__WRITTEN TASK__
Type out the complete listing below word for word, without its pictures.
○ ○ ○ ○
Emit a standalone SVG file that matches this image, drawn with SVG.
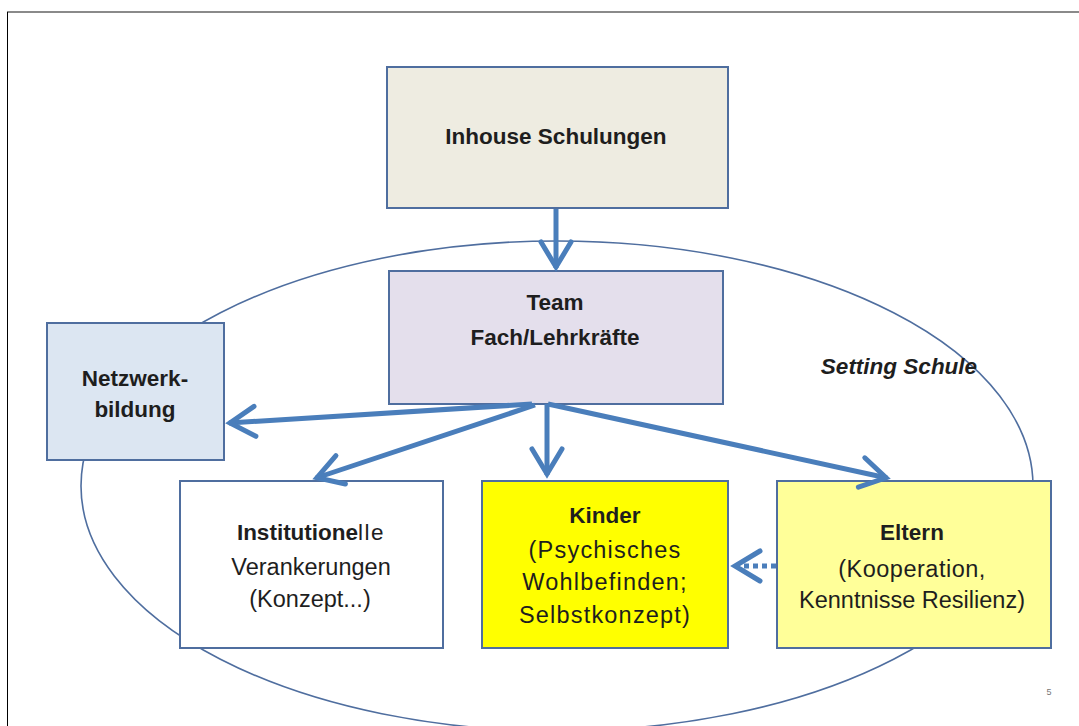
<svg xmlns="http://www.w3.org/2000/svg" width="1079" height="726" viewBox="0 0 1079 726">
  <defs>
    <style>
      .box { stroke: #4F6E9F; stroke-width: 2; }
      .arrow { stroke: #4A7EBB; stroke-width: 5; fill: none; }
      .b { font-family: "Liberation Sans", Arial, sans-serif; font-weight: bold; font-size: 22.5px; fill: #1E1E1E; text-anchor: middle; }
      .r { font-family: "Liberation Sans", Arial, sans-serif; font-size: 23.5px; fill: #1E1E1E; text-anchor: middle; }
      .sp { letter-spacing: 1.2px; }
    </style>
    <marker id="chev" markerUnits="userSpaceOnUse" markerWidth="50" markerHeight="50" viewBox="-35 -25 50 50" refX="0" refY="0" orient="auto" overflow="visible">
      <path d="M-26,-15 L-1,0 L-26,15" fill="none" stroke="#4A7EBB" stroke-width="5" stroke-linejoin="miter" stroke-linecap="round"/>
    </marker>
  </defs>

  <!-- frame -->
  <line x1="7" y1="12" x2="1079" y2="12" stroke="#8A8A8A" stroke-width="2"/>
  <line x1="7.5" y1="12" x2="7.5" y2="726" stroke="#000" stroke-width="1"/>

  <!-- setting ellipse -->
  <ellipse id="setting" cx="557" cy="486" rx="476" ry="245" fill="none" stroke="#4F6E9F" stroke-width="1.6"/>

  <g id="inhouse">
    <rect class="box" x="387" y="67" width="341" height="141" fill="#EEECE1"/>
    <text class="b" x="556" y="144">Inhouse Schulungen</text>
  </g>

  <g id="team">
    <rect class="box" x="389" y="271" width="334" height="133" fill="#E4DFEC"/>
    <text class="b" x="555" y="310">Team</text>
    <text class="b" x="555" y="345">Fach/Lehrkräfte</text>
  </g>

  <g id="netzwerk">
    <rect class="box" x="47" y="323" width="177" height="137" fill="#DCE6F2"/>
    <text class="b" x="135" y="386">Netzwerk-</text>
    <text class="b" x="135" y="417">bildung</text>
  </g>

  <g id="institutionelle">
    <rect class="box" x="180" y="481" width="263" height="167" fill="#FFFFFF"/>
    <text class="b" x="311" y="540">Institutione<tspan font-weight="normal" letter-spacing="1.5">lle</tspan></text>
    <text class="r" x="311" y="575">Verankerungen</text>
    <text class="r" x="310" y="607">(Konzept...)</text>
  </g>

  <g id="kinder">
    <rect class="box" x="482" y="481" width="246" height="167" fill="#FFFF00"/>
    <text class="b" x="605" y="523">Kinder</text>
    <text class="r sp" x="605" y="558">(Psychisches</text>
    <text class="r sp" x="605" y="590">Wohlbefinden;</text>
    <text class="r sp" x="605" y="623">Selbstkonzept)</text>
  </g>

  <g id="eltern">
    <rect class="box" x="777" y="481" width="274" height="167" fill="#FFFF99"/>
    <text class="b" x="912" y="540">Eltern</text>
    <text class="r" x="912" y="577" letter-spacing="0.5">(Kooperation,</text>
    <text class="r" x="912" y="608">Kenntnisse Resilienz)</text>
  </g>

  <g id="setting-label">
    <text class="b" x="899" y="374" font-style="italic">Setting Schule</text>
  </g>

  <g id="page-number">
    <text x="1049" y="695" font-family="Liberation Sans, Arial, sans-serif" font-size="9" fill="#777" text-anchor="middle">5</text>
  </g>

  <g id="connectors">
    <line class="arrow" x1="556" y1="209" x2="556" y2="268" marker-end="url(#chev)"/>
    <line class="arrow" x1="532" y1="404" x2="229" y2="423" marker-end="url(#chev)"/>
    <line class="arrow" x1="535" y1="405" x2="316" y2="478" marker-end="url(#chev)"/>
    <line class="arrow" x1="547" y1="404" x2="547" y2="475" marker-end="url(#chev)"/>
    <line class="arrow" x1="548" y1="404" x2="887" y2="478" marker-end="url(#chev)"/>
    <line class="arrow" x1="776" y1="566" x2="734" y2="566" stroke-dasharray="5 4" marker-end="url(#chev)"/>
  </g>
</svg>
○ ○ ○ ○
__EXPECTED ANSWER__
Emit a standalone SVG file that matches this image, drawn with SVG.
<svg xmlns="http://www.w3.org/2000/svg" width="1079" height="726" viewBox="0 0 1079 726">
  <defs>
    <style>
      .box { stroke: #4F6E9F; stroke-width: 2; }
      .arrow { stroke: #4A7EBB; stroke-width: 5; fill: none; }
      .b { font-family: "Liberation Sans", Arial, sans-serif; font-weight: bold; font-size: 22.5px; fill: #1E1E1E; text-anchor: middle; }
      .r { font-family: "Liberation Sans", Arial, sans-serif; font-size: 23.5px; fill: #1E1E1E; text-anchor: middle; }
      .sp { letter-spacing: 1.2px; }
    </style>
    <marker id="chev" markerUnits="userSpaceOnUse" markerWidth="50" markerHeight="50" viewBox="-35 -25 50 50" refX="0" refY="0" orient="auto" overflow="visible">
      <path d="M-26,-15 L-1,0 L-26,15" fill="none" stroke="#4A7EBB" stroke-width="5" stroke-linejoin="miter" stroke-linecap="round"/>
    </marker>
  </defs>

  <!-- frame -->
  <line x1="7" y1="12" x2="1079" y2="12" stroke="#8A8A8A" stroke-width="2"/>
  <line x1="7.5" y1="12" x2="7.5" y2="726" stroke="#000" stroke-width="1"/>

  <!-- setting ellipse -->
  <ellipse id="setting" cx="557" cy="486" rx="476" ry="245" fill="none" stroke="#4F6E9F" stroke-width="1.6"/>

  <g id="inhouse">
    <rect class="box" x="387" y="67" width="341" height="141" fill="#EEECE1"/>
    <text class="b" x="556" y="144">Inhouse Schulungen</text>
  </g>

  <g id="team">
    <rect class="box" x="389" y="271" width="334" height="133" fill="#E4DFEC"/>
    <text class="b" x="555" y="310">Team</text>
    <text class="b" x="555" y="345">Fach/Lehrkräfte</text>
  </g>

  <g id="netzwerk">
    <rect class="box" x="47" y="323" width="177" height="137" fill="#DCE6F2"/>
    <text class="b" x="135" y="386">Netzwerk-</text>
    <text class="b" x="135" y="417">bildung</text>
  </g>

  <g id="institutionelle">
    <rect class="box" x="180" y="481" width="263" height="167" fill="#FFFFFF"/>
    <text class="b" x="311" y="540">Institutione<tspan font-weight="normal" letter-spacing="1.5">lle</tspan></text>
    <text class="r" x="311" y="575">Verankerungen</text>
    <text class="r" x="310" y="607">(Konzept...)</text>
  </g>

  <g id="kinder">
    <rect class="box" x="482" y="481" width="246" height="167" fill="#FFFF00"/>
    <text class="b" x="605" y="523">Kinder</text>
    <text class="r sp" x="605" y="558">(Psychisches</text>
    <text class="r sp" x="605" y="590">Wohlbefinden;</text>
    <text class="r sp" x="605" y="623">Selbstkonzept)</text>
  </g>

  <g id="eltern">
    <rect class="box" x="777" y="481" width="274" height="167" fill="#FFFF99"/>
    <text class="b" x="912" y="540">Eltern</text>
    <text class="r" x="912" y="577" letter-spacing="0.5">(Kooperation,</text>
    <text class="r" x="912" y="608">Kenntnisse Resilienz)</text>
  </g>

  <g id="setting-label">
    <text class="b" x="899" y="374" font-style="italic">Setting Schule</text>
  </g>

  <g id="page-number">
    <text x="1049" y="695" font-family="Liberation Sans, Arial, sans-serif" font-size="9" fill="#777" text-anchor="middle">5</text>
  </g>

  <g id="connectors">
    <line class="arrow" x1="556" y1="209" x2="556" y2="268" marker-end="url(#chev)"/>
    <line class="arrow" x1="532" y1="404" x2="229" y2="423" marker-end="url(#chev)"/>
    <line class="arrow" x1="535" y1="405" x2="316" y2="478" marker-end="url(#chev)"/>
    <line class="arrow" x1="547" y1="404" x2="547" y2="475" marker-end="url(#chev)"/>
    <line class="arrow" x1="548" y1="404" x2="887" y2="478" marker-end="url(#chev)"/>
    <line class="arrow" x1="776" y1="566" x2="734" y2="566" stroke-dasharray="5 4" marker-end="url(#chev)"/>
  </g>
</svg>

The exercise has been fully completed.